The first two rulings are pretty clean and don’t require much analysis.  The Supreme Court upheld that the government can’t make you buy anything just because you might enter the market at some point.  Also, the Supreme Court upheld a separation between the powers of the federal government and state governments.  These items anyone should have come to the same conclusion.

The logic behind upholding it is where you get into your real Talmudic thought, so put your thinking caps on.  Remember, this is my spin and I’m sure any Constitutional law professor would rip me a new one.  I invite them to comment.

Basically, there are two ideas conflicting here: precedent and language.  This case has actually come up previous, at least from what I learned.  Social Security in its time raised the same eyebrows and the same objections.  The Supreme Court upheld Social Security under Congress’ power to tax.  Going with this, Chief Justice Roberts was correct and the I.M. is fine.

However, the language of the bill doesn’t confort to this notion.  The bill itself says that people must buy health insurance or face a penalty.  For the Talmudic mind to maintain the law, it would have to be worded in a very unusual way called a Telsher hakira.  This requires explanation.  Very late in the rabbi game, about the last 100-200 years, there was a major move to systemize Talmudic thought into very sweeping generalizing rules, sometimes causing distortions in the law and tradition in practice but making it much simpler for the average Talmudic scholar to learn on their own rather than follow some of the much more complicated logic of earlier generations.

The most famous school of this is Brisk, who developed a whole system of learning based on fitting all of Jewish law into sets of boxes where the law is considered to fit one category or the opposite.  The most famous example is the heftza-gavra (does this involve a person’s obligation to do it or that the object have it done to it).  So a heftza (object) that would have to just have a mitzvah done to it is that someone’s roof needs a fence.  If a fence is already there when you move in, you don’t need to tear it down and put it up again.  However, a person (gavra) is required to put tefillin on themselves, not that every morning you just have to make sure someone puts them on.

The Telsher hakira is different.  Their school seems to be involved with taking the less logical choice of how to understand something and show how it works.  For example, what makes tea sweet: the sugar or the stirring? A Telsher would say the stirring.  So why do you need the sugar?  To tell you how long to stir.  Obviously!

So for this law to work linguistically it should have been written as follows: we are instituting a new healthcare tax to provide the uninsured with insurance.  If you want to get out of the tax, then you can buy health insurance instead, provided it meets government standards.

Justice Roberts selected precedent over language. This doesn’t surprise me.  I’ve read a number of Supreme Court decisions, and in general they do not seem to be nearly as hung up on language as the rabbis are.  In my opinion, many should be challengeable because they’re just not clean.  But we don’t check the Supreme Court and this makes sense since putting a check in would neuter the Court’s ability to do its job.

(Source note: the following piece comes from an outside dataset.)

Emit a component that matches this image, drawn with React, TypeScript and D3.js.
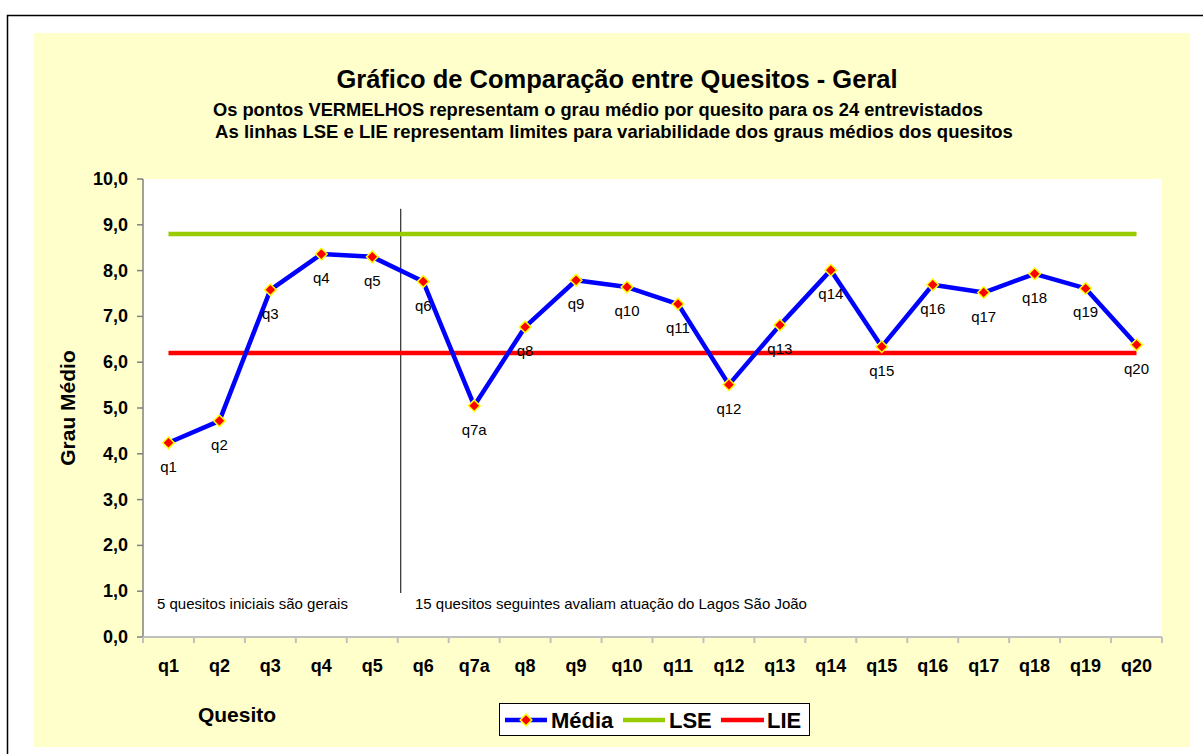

As for the fourth piece, he is correct as well.  The Supreme Court’s sole function is to check constitutionality.  It’s not there to rubber stamp legislation or engage in legal justice.  The Supreme Court is not supposed to have legislative power, like it does in Israel.  If you want to be horrified by abuses of power by the courts, go look at some of their decisions.

So, as you can plainly see, it is much cooler to be a rabbi than a lawyer.  But you already knew that.